Juguetes made-in-China, dulces, sonrisas y festivales. Narices rojas. Todo parece muy bien para una película de las que dan en televisión. También oyó en la radio que alguien hablaba enardecido de niños explotados, pero Quinito pensó que les había reventado la panza por comer tantos tamales, tantos platos de frijol, tanto plátano frito.

Joaquín quizá nunca entienda qué es la dignidad. Quizá ni siquiera aprenda a leer y a escribir. Nadie le explicará que tiene derecho a exigir que no le peguen, a no trabajar sino hasta ser adulto, a conocer, a través del estudio y el juego, otros horizontes; de dónde viene, a dónde va. Probablemente nadie se ocupará de su vida para rescatarle y acercarlo a un destino menos oscuro, menos podrido que el agujero donde vive en la frontera de México y Guatemala. Los que están cerca, lo utilizan como bestia hasta el límite de sus fuerzas; los que están lejos, indolentes se apartan de un niño oloroso, grosero, boquiflojo.

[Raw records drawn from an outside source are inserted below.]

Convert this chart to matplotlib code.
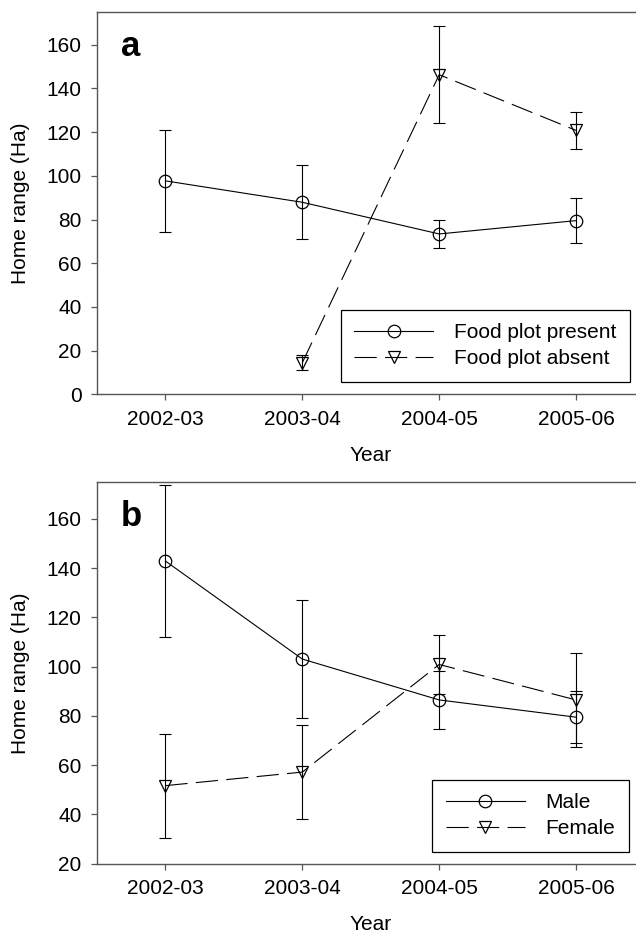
import matplotlib
matplotlib.use("Agg")
import matplotlib.pyplot as plt
import numpy as np

plt.rcParams['font.family'] = ['Liberation Sans', 'DejaVu Sans']
plt.rcParams['lines.scale_dashes'] = False

years = ["2002-03", "2003-04", "2004-05", "2005-06"]

# Panel a
present_mean = [97.7, 87.9, 73.4, 79.5]
present_err = [23.3, 17.0, 6.3, 10.3]
absent_years = ["2003-04", "2004-05", "2005-06"]
absent_mean = [14.5, 146.3, 120.8]
absent_err = [3.6, 22.1, 8.3]

# Panel b
male_mean = [142.9, 103.1, 86.5, 79.5]
male_err = [31.0, 23.8, 11.8, 10.5]
female_mean = [51.7, 57.2, 100.9, 86.5]
female_err = [21.1, 19.2, 11.8, 19.0]

W, H = 636, 933
fig = plt.figure(figsize=(W / 100, H / 100), dpi=100)

def px_axes(left, top, right, bottom):
    return fig.add_axes([left / W, 1 - bottom / H, (right - left) / W, (bottom - top) / H])

ax_a = px_axes(97, 12, 644.5, 394.3)
ax_b = px_axes(97, 482, 644.5, 863.7)

x_all = np.arange(1, len(years) + 1)
x_abs = np.array([years.index(y) + 1 for y in absent_years])

dash = (0, (16, 6))
mk = dict(markersize=9, markerfacecolor='none', markeredgecolor='black', markeredgewidth=0.9)
eb = dict(ecolor='black', elinewidth=0.8, capsize=4, capthick=0.8)

def style(ax, ylim, yticks):
    ax.set_xlim(0.5, 4.5)
    ax.set_ylim(*ylim)
    ax.set_yticks(yticks)
    ax.set_xticks(x_all)
    ax.set_xticklabels(years)
    for s in ['top', 'left', 'bottom']:
        ax.spines[s].set_color('#555555')
        ax.spines[s].set_linewidth(1.0)
    ax.spines['right'].set_visible(False)
    ax.tick_params(axis='both', direction='out', length=4, width=0.9, color='#555555', labelsize=15)
    ax.tick_params(axis='y', pad=7)
    ax.tick_params(axis='x', pad=7)
    ax.set_xlabel("Year", fontsize=15)
    ax.set_ylabel("Home range (Ha)", fontsize=15)
    ax.xaxis.set_label_coords(0.5, -0.135)
    ax.yaxis.set_label_coords(-0.122, 0.5)

# Panel a
ax_a.errorbar(x_all, present_mean, yerr=present_err, fmt='none', **eb)
ax_a.errorbar(x_abs, absent_mean, yerr=absent_err, fmt='none', **eb)
ax_a.plot(x_all, present_mean, color='black', lw=0.8, marker='o', label='Food plot present', **mk)
ax_a.plot(x_abs, absent_mean, color='black', lw=0.8, linestyle=dash, marker='v', label='Food plot absent', **mk)
style(ax_a, (0, 175), np.arange(0, 161, 20))
ax_a.text(0.044, 0.886, 'a', transform=ax_a.transAxes, fontsize=25, fontweight='bold', ha='left', va='baseline')

# Panel b
ax_b.errorbar(x_all, male_mean, yerr=male_err, fmt='none', **eb)
ax_b.errorbar(x_all, female_mean, yerr=female_err, fmt='none', **eb)
ax_b.plot(x_all, male_mean, color='black', lw=0.8, marker='o', label='Male', **mk)
ax_b.plot(x_all, female_mean, color='black', lw=0.8, linestyle=dash, marker='v', label='Female', **mk)
style(ax_b, (20, 175), np.arange(20, 161, 20))
ax_b.text(0.044, 0.886, 'b', transform=ax_b.transAxes, fontsize=25, fontweight='bold', ha='left', va='baseline')

leg_kw = dict(loc='lower right', fontsize=15, frameon=True, fancybox=False, edgecolor='black',
              handlelength=3.8, handletextpad=1.0, labelspacing=0.35, borderpad=0.65,
              borderaxespad=0.0, framealpha=1)
leg_a = ax_a.legend(bbox_to_anchor=(630 / W, 1 - 382 / H), bbox_transform=fig.transFigure, **leg_kw)
leg_b = ax_b.legend(bbox_to_anchor=(629 / W, 1 - 852 / H), bbox_transform=fig.transFigure, **leg_kw)
for leg in (leg_a, leg_b):
    leg.get_frame().set_linewidth(0.9)

fig.savefig("out.png", dpi=100)
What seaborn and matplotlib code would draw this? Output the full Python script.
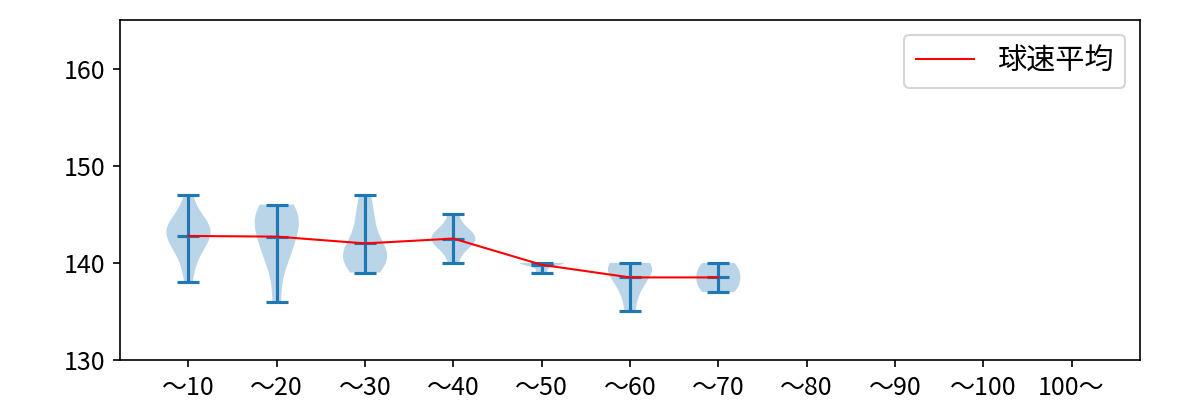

Al final, Quinito sigue solo y seguirá solo. Su destino se avista claro: el vacío, la desolación, la violencia, los vicios, la indignidad, es decir, un fracaso más consolidado por la sociedad indolente que se pudre por dentro haciendo alarde de su estupidez, muy a pesar de las bodas de telenovela de los gobernantes, muy a pesar del discurso oscurantista de los flamantes candidatos que buscan el poder.

Pero bueno. Anímese y sonría, con la conciencia bien tranquila porque, a fin de cuentas, he usado nombres ficticios para los personajes de este relato, excepto el de Joaquín, Quinito, que sigue viviendo en ese burdel su lamentable realidad a diario, en Tapachula, en nuestra propia frontera sur.